Given task:
All of the data should be output character for character, except the pictures.

Records to use:
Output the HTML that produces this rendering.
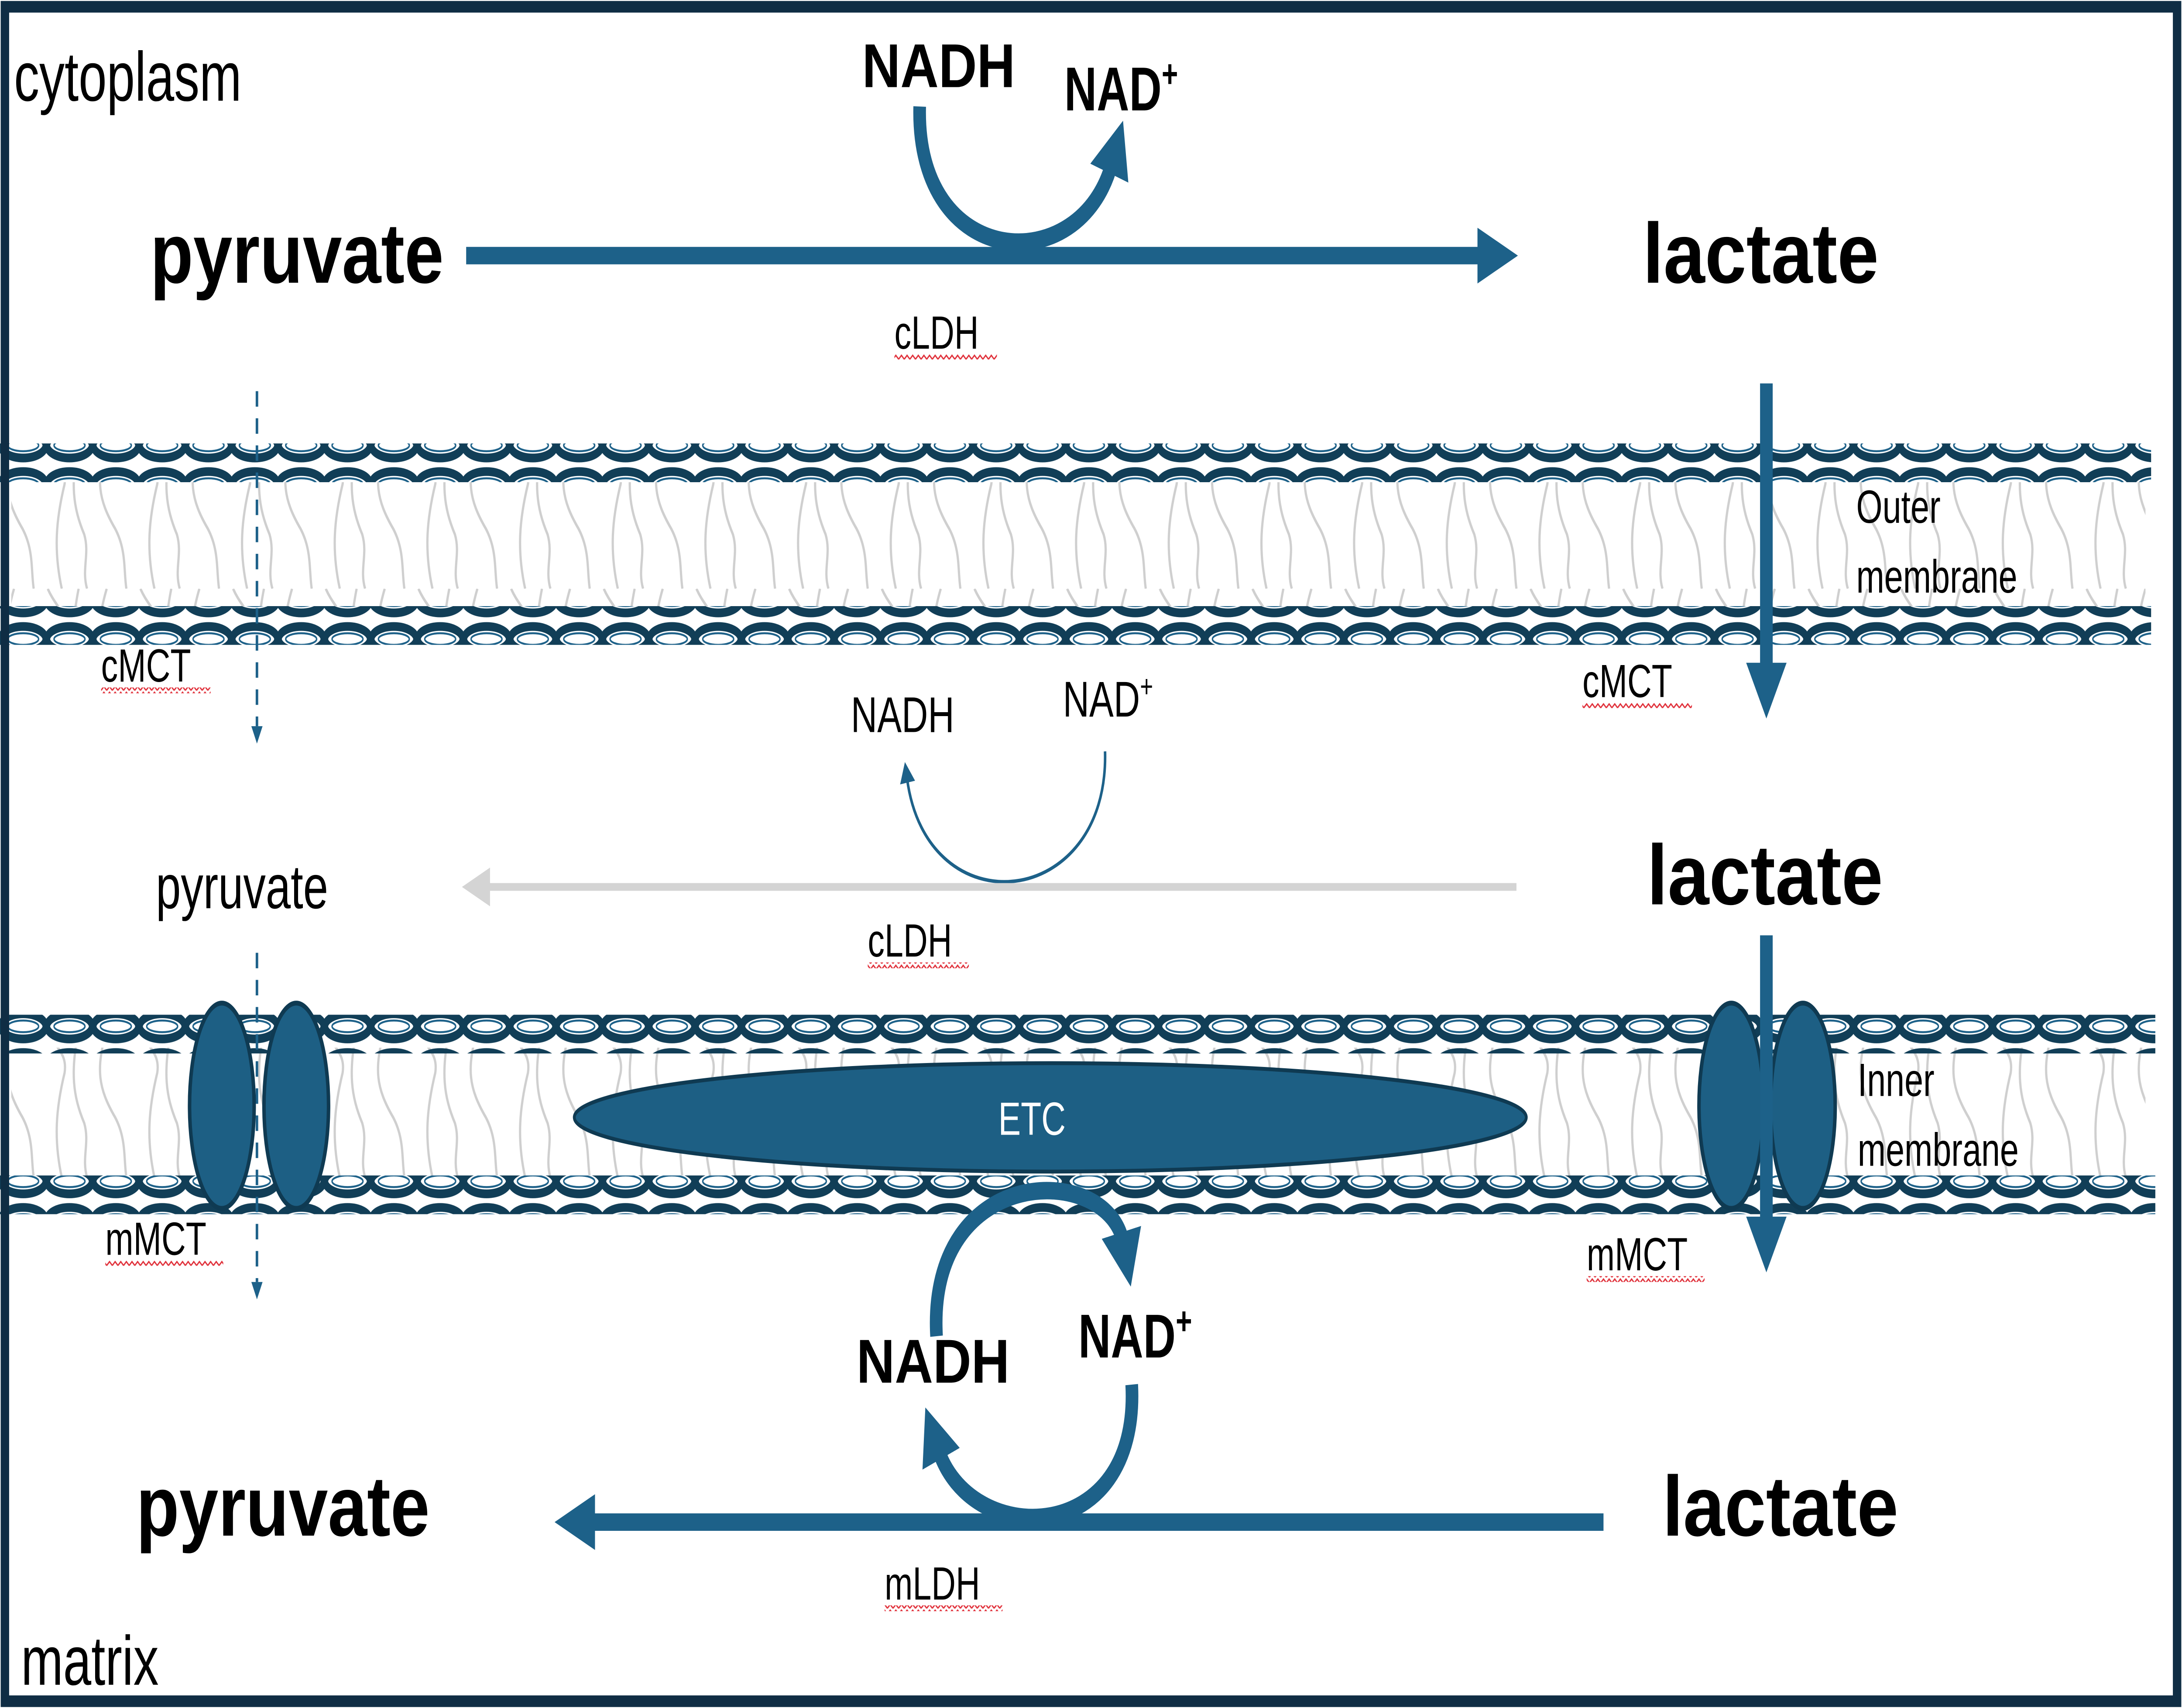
<!DOCTYPE html>
<html><head><meta charset="utf-8"><style>
html,body{margin:0;padding:0;background:#fff;width:100%;height:100%;overflow:hidden;}
svg{display:block;position:absolute;left:0;top:0;width:100vw;height:100vh;}
text{font-family:"Liberation Sans",sans-serif;fill:#000;}
.b{font-weight:bold;}
</style></head><body>
<svg viewBox="0 0 1554 882" preserveAspectRatio="none" xmlns="http://www.w3.org/2000/svg">
<defs>
<pattern id="chain" x="0" y="0" width="33" height="20" patternUnits="userSpaceOnUse">
<ellipse cx="16.5" cy="10" rx="16" ry="6.5" fill="#fff" stroke="#113e57" stroke-width="4.5"/>
<ellipse cx="16.5" cy="10" rx="11" ry="3" fill="none" stroke="#1d6189" stroke-width="1"/>
</pattern>
<pattern id="lipid" x="0" y="0" width="66" height="76" patternUnits="userSpaceOnUse">
<path d="M10,0 C2,20 4,30 16,45 C24,56 22,66 24,76" fill="none" stroke="#cfcfcf" stroke-width="1.6"/>
<path d="M34,0 C40,10 48,12 46,22 C40,40 38,56 44,76" fill="none" stroke="#cfcfcf" stroke-width="1.6"/>
<path d="M56,0 C50,22 52,34 60,48 C64,58 58,66 62,76" fill="none" stroke="#cfcfcf" stroke-width="1.6"/>
</pattern>
<pattern id="sq" x="0" y="0" width="4" height="3" patternUnits="userSpaceOnUse">
<path d="M0,2.5 L2,0.5 L4,2.5" fill="none" stroke="#e0303a" stroke-width="0.8"/>
</pattern>
<marker id="ah" viewBox="0 0 10 10" refX="2" refY="5" markerWidth="3.2" markerHeight="3.2" orient="auto">
<path d="M0,0 L10,5 L0,10 z" fill="#1d6189"/>
</marker>
<marker id="ahs" viewBox="0 0 10 10" refX="2" refY="5" markerWidth="6" markerHeight="6" orient="auto">
<path d="M0,0 L10,5 L0,10 z" fill="#1d6189"/>
</marker>
<marker id="ahg" viewBox="0 0 10 10" refX="2" refY="5" markerWidth="5" markerHeight="5" orient="auto">
<path d="M0,0 L10,5 L0,10 z" fill="#d4d4d4"/>
</marker>
</defs>
<rect x="0" y="0" width="1554" height="882" fill="#fff"/>

<rect x="8" y="246" width="1520" height="70" fill="url(#lipid)"/>
<rect x="8" y="541" width="1520" height="70" fill="url(#lipid)"/>
<rect x="0" y="229" width="1532" height="20" fill="url(#chain)"/>
<rect x="0" y="313" width="1532" height="20" fill="url(#chain)"/>
<rect x="0" y="524" width="1535" height="20" fill="url(#chain)"/>
<rect x="0" y="607" width="1535" height="20" fill="url(#chain)"/>

<rect x="3.5" y="3.5" width="1547" height="875" fill="none" stroke="#0f2d44" stroke-width="6"/>

<text x="10" y="52" font-size="36">cytoplasm</text>
<text x="107" y="146" font-size="44" class="b" textLength="209" lengthAdjust="spacingAndGlyphs">pyruvate</text>
<line x1="332" y1="132" x2="1058" y2="132" stroke="#1d6189" stroke-width="9" marker-end="url(#ah)"/>
<text x="1170" y="146" font-size="44" class="b" textLength="168" lengthAdjust="spacingAndGlyphs">lactate</text>
<text x="614" y="45" font-size="32" class="b" textLength="109" lengthAdjust="spacingAndGlyphs">NADH</text>
<text x="758" y="57" font-size="32" class="b">NAD<tspan font-size="20" dy="-12">+</tspan></text>
<path d="M655,55 C652,140 770,145 792,84" fill="none" stroke="#1d6189" stroke-width="9" marker-end="url(#ah)"/>
<text x="637" y="180" font-size="24">cLDH</text>
<rect x="637" y="183" width="73" height="3" fill="url(#sq)"/>

<line x1="183" y1="202" x2="183" y2="375" stroke="#1d6189" stroke-width="1.8" stroke-dasharray="8,6"/>
<path d="M179,375 L183,384 L187,375 z" fill="#1d6189"/>
<text x="72" y="352" font-size="24">cMCT</text>
<rect x="72" y="355" width="78" height="3" fill="url(#sq)"/>

<line x1="1258" y1="198" x2="1258" y2="348" stroke="#1d6189" stroke-width="9" marker-end="url(#ah)"/>
<text x="1322" y="270" font-size="24">Outer</text>
<text x="1322" y="306" font-size="24">membrane</text>
<text x="1127" y="360" font-size="24">cMCT</text>
<rect x="1127" y="363" width="78" height="3" fill="url(#sq)"/>

<text x="606" y="378" font-size="26">NADH</text>
<text x="757" y="370" font-size="26">NAD<tspan font-size="16" dy="-10">+</tspan></text>
<path d="M787,388 C790,470 660,480 646,402" fill="none" stroke="#1d6189" stroke-width="1.8" marker-end="url(#ahs)"/>
<line x1="1080" y1="458" x2="345" y2="458" stroke="#d4d4d4" stroke-width="4" marker-end="url(#ahg)"/>
<text x="111" y="469" font-size="32">pyruvate</text>
<text x="1173" y="467" font-size="44" class="b" textLength="168" lengthAdjust="spacingAndGlyphs">lactate</text>
<text x="618" y="494" font-size="24">cLDH</text>
<rect x="618" y="497" width="72" height="3" fill="url(#sq)"/>

<line x1="183" y1="492" x2="183" y2="662" stroke="#1d6189" stroke-width="1.8" stroke-dasharray="8,6"/>
<path d="M179,662 L183,671 L187,662 z" fill="#1d6189"/>

<ellipse cx="158" cy="571" rx="23" ry="53" fill="#1d5f84" stroke="#0f3a52" stroke-width="2.5"/>
<ellipse cx="211" cy="571" rx="23" ry="53" fill="#1d5f84" stroke="#0f3a52" stroke-width="2.5"/>
<ellipse cx="1233" cy="571" rx="23" ry="53" fill="#1d5f84" stroke="#0f3a52" stroke-width="2.5"/>
<ellipse cx="1284" cy="571" rx="23" ry="53" fill="#1d5f84" stroke="#0f3a52" stroke-width="2.5"/>

<ellipse cx="748" cy="577" rx="339" ry="28" fill="#1d5f84" stroke="#0f3a52" stroke-width="2"/>
<text x="711" y="586" font-size="24" style="fill:#fff">ETC</text>

<line x1="1258" y1="483" x2="1258" y2="634" stroke="#1d6189" stroke-width="9" marker-end="url(#ah)"/>
<text x="1323" y="566" font-size="24">Inner</text>
<text x="1323" y="602" font-size="24">membrane</text>
<text x="75" y="648" font-size="24">mMCT</text>
<rect x="75" y="651" width="84" height="3" fill="url(#sq)"/>
<text x="1130" y="656" font-size="24">mMCT</text>
<rect x="1130" y="659" width="84" height="3" fill="url(#sq)"/>

<text x="610" y="714" font-size="32" class="b" textLength="109" lengthAdjust="spacingAndGlyphs">NADH</text>
<text x="768" y="701" font-size="32" class="b">NAD<tspan font-size="20" dy="-12">+</tspan></text>
<path d="M667,690 C660,600 790,600 800,642" fill="none" stroke="#1d6189" stroke-width="9" marker-end="url(#ah)"/>
<path d="M806,715 C812,800 690,800 668,748" fill="none" stroke="#1d6189" stroke-width="9" marker-end="url(#ah)"/>

<text x="97" y="793" font-size="44" class="b" textLength="209" lengthAdjust="spacingAndGlyphs">pyruvate</text>
<line x1="1142" y1="786" x2="418" y2="786" stroke="#1d6189" stroke-width="9" marker-end="url(#ah)"/>
<text x="1184" y="793" font-size="44" class="b" textLength="168" lengthAdjust="spacingAndGlyphs">lactate</text>
<text x="630" y="826" font-size="24">mLDH</text>
<rect x="630" y="829" width="84" height="3" fill="url(#sq)"/>
<text x="15" y="870" font-size="36">matrix</text>
</svg>
</body></html>
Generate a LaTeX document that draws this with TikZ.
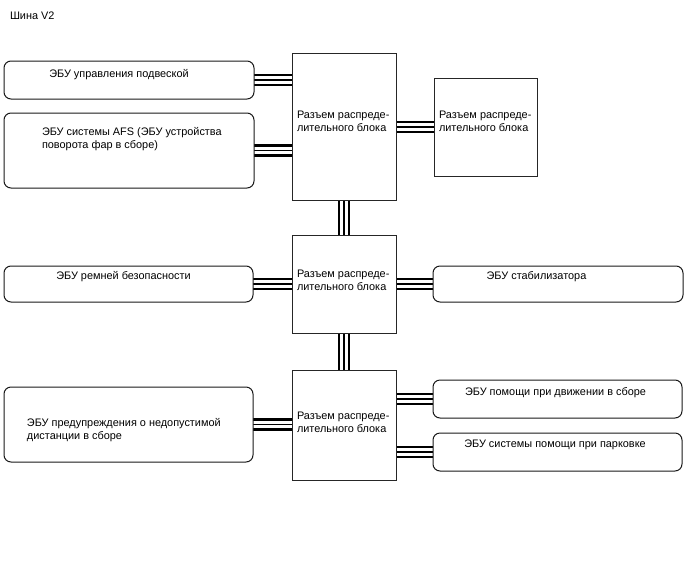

Task solution:
Output the HTML that produces this rendering.
<!DOCTYPE html>
<html><head><meta charset="utf-8"><style>
html,body{margin:0;padding:0;background:#fff;width:100%;height:100%;overflow:hidden;}
svg{display:block;position:absolute;left:0;top:0;width:100vw;height:100vh;}
text{font-family:"Liberation Sans",sans-serif;fill:#000;}
.b{font-weight:bold;}
</style></head><body>
<svg viewBox="0 0 1554 882" preserveAspectRatio="none" xmlns="http://www.w3.org/2000/svg">
<defs>
<pattern id="chain" x="0" y="0" width="33" height="20" patternUnits="userSpaceOnUse">
<ellipse cx="16.5" cy="10" rx="16" ry="6.5" fill="#fff" stroke="#113e57" stroke-width="4.5"/>
<ellipse cx="16.5" cy="10" rx="11" ry="3" fill="none" stroke="#1d6189" stroke-width="1"/>
</pattern>
<pattern id="lipid" x="0" y="0" width="66" height="76" patternUnits="userSpaceOnUse">
<path d="M10,0 C2,20 4,30 16,45 C24,56 22,66 24,76" fill="none" stroke="#cfcfcf" stroke-width="1.6"/>
<path d="M34,0 C40,10 48,12 46,22 C40,40 38,56 44,76" fill="none" stroke="#cfcfcf" stroke-width="1.6"/>
<path d="M56,0 C50,22 52,34 60,48 C64,58 58,66 62,76" fill="none" stroke="#cfcfcf" stroke-width="1.6"/>
</pattern>
<pattern id="sq" x="0" y="0" width="4" height="3" patternUnits="userSpaceOnUse">
<path d="M0,2.5 L2,0.5 L4,2.5" fill="none" stroke="#e0303a" stroke-width="0.8"/>
</pattern>
<marker id="ah" viewBox="0 0 10 10" refX="2" refY="5" markerWidth="3.2" markerHeight="3.2" orient="auto">
<path d="M0,0 L10,5 L0,10 z" fill="#1d6189"/>
</marker>
<marker id="ahs" viewBox="0 0 10 10" refX="2" refY="5" markerWidth="6" markerHeight="6" orient="auto">
<path d="M0,0 L10,5 L0,10 z" fill="#1d6189"/>
</marker>
<marker id="ahg" viewBox="0 0 10 10" refX="2" refY="5" markerWidth="5" markerHeight="5" orient="auto">
<path d="M0,0 L10,5 L0,10 z" fill="#d4d4d4"/>
</marker>
</defs>
<rect x="0" y="0" width="1554" height="882" fill="#fff"/>

<rect x="8" y="246" width="1520" height="70" fill="url(#lipid)"/>
<rect x="8" y="541" width="1520" height="70" fill="url(#lipid)"/>
<rect x="0" y="229" width="1532" height="20" fill="url(#chain)"/>
<rect x="0" y="313" width="1532" height="20" fill="url(#chain)"/>
<rect x="0" y="524" width="1535" height="20" fill="url(#chain)"/>
<rect x="0" y="607" width="1535" height="20" fill="url(#chain)"/>

<rect x="3.5" y="3.5" width="1547" height="875" fill="none" stroke="#0f2d44" stroke-width="6"/>

<text x="10" y="52" font-size="36">cytoplasm</text>
<text x="107" y="146" font-size="44" class="b" textLength="209" lengthAdjust="spacingAndGlyphs">pyruvate</text>
<line x1="332" y1="132" x2="1058" y2="132" stroke="#1d6189" stroke-width="9" marker-end="url(#ah)"/>
<text x="1170" y="146" font-size="44" class="b" textLength="168" lengthAdjust="spacingAndGlyphs">lactate</text>
<text x="614" y="45" font-size="32" class="b" textLength="109" lengthAdjust="spacingAndGlyphs">NADH</text>
<text x="758" y="57" font-size="32" class="b">NAD<tspan font-size="20" dy="-12">+</tspan></text>
<path d="M655,55 C652,140 770,145 792,84" fill="none" stroke="#1d6189" stroke-width="9" marker-end="url(#ah)"/>
<text x="637" y="180" font-size="24">cLDH</text>
<rect x="637" y="183" width="73" height="3" fill="url(#sq)"/>

<line x1="183" y1="202" x2="183" y2="375" stroke="#1d6189" stroke-width="1.8" stroke-dasharray="8,6"/>
<path d="M179,375 L183,384 L187,375 z" fill="#1d6189"/>
<text x="72" y="352" font-size="24">cMCT</text>
<rect x="72" y="355" width="78" height="3" fill="url(#sq)"/>

<line x1="1258" y1="198" x2="1258" y2="348" stroke="#1d6189" stroke-width="9" marker-end="url(#ah)"/>
<text x="1322" y="270" font-size="24">Outer</text>
<text x="1322" y="306" font-size="24">membrane</text>
<text x="1127" y="360" font-size="24">cMCT</text>
<rect x="1127" y="363" width="78" height="3" fill="url(#sq)"/>

<text x="606" y="378" font-size="26">NADH</text>
<text x="757" y="370" font-size="26">NAD<tspan font-size="16" dy="-10">+</tspan></text>
<path d="M787,388 C790,470 660,480 646,402" fill="none" stroke="#1d6189" stroke-width="1.8" marker-end="url(#ahs)"/>
<line x1="1080" y1="458" x2="345" y2="458" stroke="#d4d4d4" stroke-width="4" marker-end="url(#ahg)"/>
<text x="111" y="469" font-size="32">pyruvate</text>
<text x="1173" y="467" font-size="44" class="b" textLength="168" lengthAdjust="spacingAndGlyphs">lactate</text>
<text x="618" y="494" font-size="24">cLDH</text>
<rect x="618" y="497" width="72" height="3" fill="url(#sq)"/>

<line x1="183" y1="492" x2="183" y2="662" stroke="#1d6189" stroke-width="1.8" stroke-dasharray="8,6"/>
<path d="M179,662 L183,671 L187,662 z" fill="#1d6189"/>

<ellipse cx="158" cy="571" rx="23" ry="53" fill="#1d5f84" stroke="#0f3a52" stroke-width="2.5"/>
<ellipse cx="211" cy="571" rx="23" ry="53" fill="#1d5f84" stroke="#0f3a52" stroke-width="2.5"/>
<ellipse cx="1233" cy="571" rx="23" ry="53" fill="#1d5f84" stroke="#0f3a52" stroke-width="2.5"/>
<ellipse cx="1284" cy="571" rx="23" ry="53" fill="#1d5f84" stroke="#0f3a52" stroke-width="2.5"/>

<ellipse cx="748" cy="577" rx="339" ry="28" fill="#1d5f84" stroke="#0f3a52" stroke-width="2"/>
<text x="711" y="586" font-size="24" style="fill:#fff">ETC</text>

<line x1="1258" y1="483" x2="1258" y2="634" stroke="#1d6189" stroke-width="9" marker-end="url(#ah)"/>
<text x="1323" y="566" font-size="24">Inner</text>
<text x="1323" y="602" font-size="24">membrane</text>
<text x="75" y="648" font-size="24">mMCT</text>
<rect x="75" y="651" width="84" height="3" fill="url(#sq)"/>
<text x="1130" y="656" font-size="24">mMCT</text>
<rect x="1130" y="659" width="84" height="3" fill="url(#sq)"/>

<text x="610" y="714" font-size="32" class="b" textLength="109" lengthAdjust="spacingAndGlyphs">NADH</text>
<text x="768" y="701" font-size="32" class="b">NAD<tspan font-size="20" dy="-12">+</tspan></text>
<path d="M667,690 C660,600 790,600 800,642" fill="none" stroke="#1d6189" stroke-width="9" marker-end="url(#ah)"/>
<path d="M806,715 C812,800 690,800 668,748" fill="none" stroke="#1d6189" stroke-width="9" marker-end="url(#ah)"/>

<text x="97" y="793" font-size="44" class="b" textLength="209" lengthAdjust="spacingAndGlyphs">pyruvate</text>
<line x1="1142" y1="786" x2="418" y2="786" stroke="#1d6189" stroke-width="9" marker-end="url(#ah)"/>
<text x="1184" y="793" font-size="44" class="b" textLength="168" lengthAdjust="spacingAndGlyphs">lactate</text>
<text x="630" y="826" font-size="24">mLDH</text>
<rect x="630" y="829" width="84" height="3" fill="url(#sq)"/>
<text x="15" y="870" font-size="36">matrix</text>
</svg>
</body></html>
Generate a LaTeX document that draws this with TikZ.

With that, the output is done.